======== RECORDED INFORMATION ========
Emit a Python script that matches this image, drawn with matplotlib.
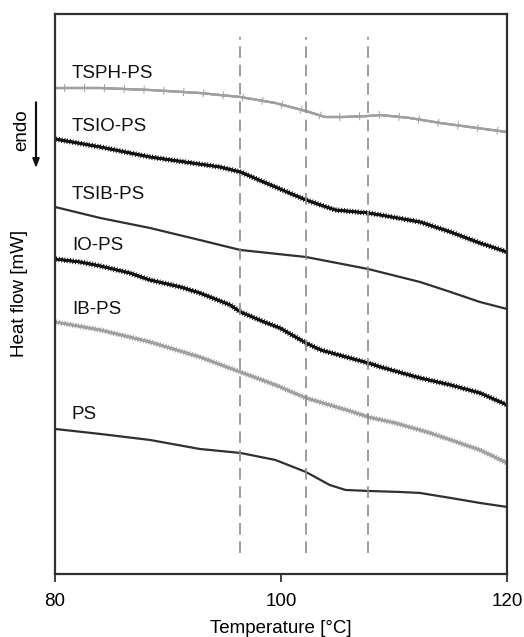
import numpy as np
import matplotlib
matplotlib.use("Agg")
import matplotlib.pyplot as plt
from matplotlib import patheffects as pe

plt.rcParams['font.family'] = ['Liberation Sans', 'DejaVu Sans']

# DSC curves, heat flow in arbitrary offset units (endo down)
tsphT = [80, 84, 88.4, 92.8, 96.4, 99.5, 102.2, 103.9, 105.5, 107.7, 108.8, 111.4, 114.1, 116.7, 120]
tsphY = [48.6, 48.6, 48.4, 48.1, 47.7, 47.1, 46.3, 45.7, 45.7, 45.8, 45.9, 45.6, 45.1, 44.7, 44.2]

tsioT = [80, 84, 88.4, 94.6, 96.4, 99.5, 102.2, 104.8, 107.7, 108.8, 112.3, 115.0, 117.6, 120]
tsioY = [43.5, 42.7, 41.7, 40.7, 40.2, 38.7, 37.4, 36.4, 36.1, 35.9, 35.2, 34.2, 33.1, 32.2]

tsibT = [80, 84, 88.4, 92.8, 96.4, 102.2, 107.7, 112.3, 115.0, 117.6, 120]
tsibY = [36.7, 35.6, 34.6, 33.4, 32.4, 31.7, 30.5, 29.2, 28.2, 27.2, 26.5]

ioT = [80, 82.2, 84, 86.6, 88.4, 91.1, 92.8, 95.5, 96.4, 98.3, 99.9, 102.2, 103.5, 107.7, 108.8, 112.3, 115.0, 117.6, 120]
ioY = [31.5, 31.2, 30.8, 30.1, 29.4, 28.7, 28.1, 26.9, 26.2, 25.3, 24.6, 23.1, 22.4, 21.1, 20.7, 19.6, 18.9, 18.1, 16.9]

ibT = [80, 84, 88.4, 92.8, 96.4, 99.5, 102.2, 106.1, 107.7, 110.1, 113.2, 115.8, 117.6, 120]
ibY = [25.2, 24.4, 23.2, 21.7, 20.2, 18.9, 17.6, 16.3, 15.7, 15.1, 14.1, 13.1, 12.4, 11.1]

psT = [80, 84, 88.4, 92.8, 96.4, 99.5, 102.2, 104.3, 105.7, 107.7, 110.5, 112.3, 115.0, 117.6, 120]
psY = [14.5, 14.0, 13.4, 12.5, 12.1, 11.4, 10.2, 8.9, 8.4, 8.3, 8.2, 8.1, 7.6, 7.1, 6.7]

names = ["TSPH-PS", "TSIO-PS", "TSIB-PS", "IO-PS", "IB-PS", "PS"]
labelY = [50.1, 44.7, 37.9, 32.8, 26.4, 15.9]
glassT = [96.4, 102.2, 107.7]

fig = plt.figure(figsize=(5.24, 6.37), dpi=100)
ax = fig.add_axes([0.105, 0.099, 0.8626, 0.879])

gray = '#a0a0a0'
dark = '#303030'
black = '#111111'

def hairy(spacing=2.0, length=0.8):
  # short noise ticks on both sides of the trace
  return [pe.withTickedStroke(spacing=spacing, angle=90, length=length, linewidth=0.7),
          pe.withTickedStroke(spacing=spacing, angle=-90, length=length, linewidth=0.7),
          pe.Normal()]

ax.plot(tsphT, tsphY, color=gray, lw=1.6, path_effects=hairy(14, 0.18))
ax.plot(tsioT, tsioY, color=black, lw=1.8, path_effects=hairy())
ax.plot(tsibT, tsibY, color=dark, lw=1.6)
ax.plot(ioT, ioY, color=black, lw=1.8, path_effects=hairy())
ax.plot(ibT, ibY, color=gray, lw=1.8, path_effects=hairy())
ax.plot(psT, psY, color=dark, lw=1.6)

for t in glassT:
  ax.plot([t, t], [2.1, 53.7], color='#8c8c8c', lw=1.2, dashes=(7, 4))

for n, y in zip(names, labelY):
  ax.text(81.5, y, n, fontsize=13.5, ha='left', va='center', color='#111111')

ax.set_xlim(80, 120)
ax.set_ylim(0, 56)
ax.set_xticks([80, 100, 120])
ax.set_yticks([])
ax.tick_params(axis='x', direction='out', length=6, width=1.3, color=dark, labelsize=13.5, pad=8)
for s in ax.spines.values():
  s.set_linewidth(1.6)
  s.set_color(dark)
ax.set_xlabel('Temperature [°C]', fontsize=13.5, labelpad=7)

# y label and endo arrow
fig.text(20/524, 1 - 293/637, 'Heat flow [mW]', rotation=90, ha='center', va='center', fontsize=13.5)
fig.text(22/524, 1 - 130/637, 'endo', rotation=90, ha='center', va='center', fontsize=13.5)
fig.patches.append(matplotlib.patches.FancyArrow(36/524, 1 - 102/637, 0, -64/637, width=0.0015,
                   head_width=0.012, head_length=0.013, length_includes_head=True,
                   color=black, transform=fig.transFigure))

fig.savefig('out.png', dpi=100)
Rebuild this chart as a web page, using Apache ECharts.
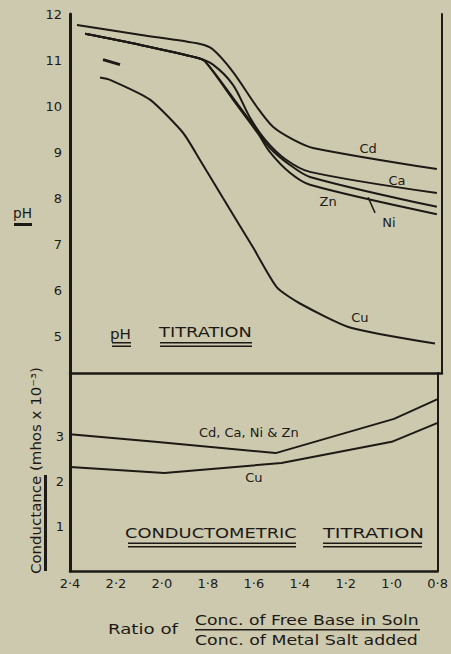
========
- _TASK PROMPT_:
Nothing but the lines from the start of the records above through the line with "plt.rcParams['font.family'] = ['Liberation" should be retyped, each exactly as written; leave out all pictures.

- _RESULT OF THE EXERCISE_:
Emit a Python script that matches this image, drawn with matplotlib.
import numpy as np
import matplotlib
matplotlib.use("Agg")
import matplotlib.pyplot as plt
from matplotlib import patheffects as pe

plt.rcParams['font.family'] = ['Liberation Sans', 'DejaVu Sans']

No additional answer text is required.